The exhibition also will be the first major DMA initiative to be curated by Gavin Delahunty, who joined the DMA as the Hoffman Family Senior Curator of Contemporary Art in May 2014. Delahunty's previous position as head of exhibitions and displays with Tate Liverpool in England proved pivotal in this exhibition, as the Tate is co-organizing it.
Tate Liverpool gets the first shot at the exhibition, from June 30-October 18, 2015. The exhibition will be at the DMA from November 15, 2015 through March 20, 2016.
"Blind Spots" will comprise loans from various U.S., Asian and European collections, as well as works drawn from the collections of the DMA and Tate. The DMA currently has three Pollock works in its collection: Hayride, Portrait and a Dream and Cathedral.
The Black Pourings are black enamel and oil paintings that Pollock created between 1951 and 1953, works that were a radical departure from paintings he had done in the previous few years. To give the series some context and show Pollock's range, the exhibit will include a selection of paintings he made between 1947 and 1949.

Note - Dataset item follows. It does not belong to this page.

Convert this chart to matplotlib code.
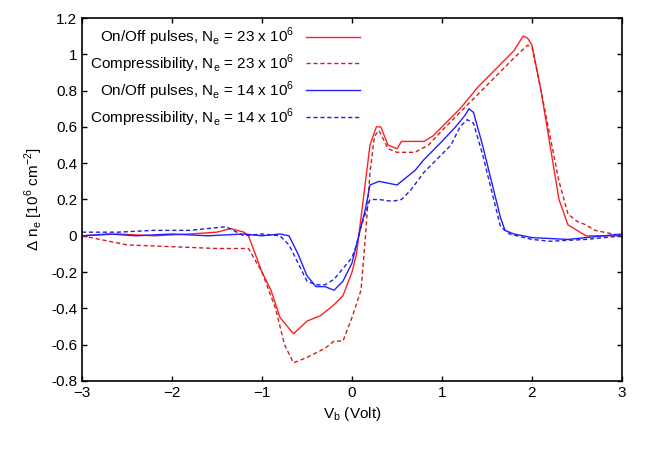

"While several of Jackson Pollock's contemporaries combined black and white, his Black Pourings were exceptional in their absolute merging of color and surface, which went over and above what Pollock himself had previously achieved; this is a crucial difference for many contemporary artists revisiting Pollock's work today," Delahunty said in a statement.
"This exhibition will invite visitors to rediscover this critical moment in Pollock's artistic development, and inform a greater understanding of the artist's distinctive trajectory."
The exhibit also will feature drawings by Pollock from the same period, as well several rarely seen sculptures. A fully illustrated catalogue accompanying the exhibition will include scholarly texts on Pollock's practice with new essays by Jo Applin, Gavin Delahunty, Michael Fried and Stephanie Straine.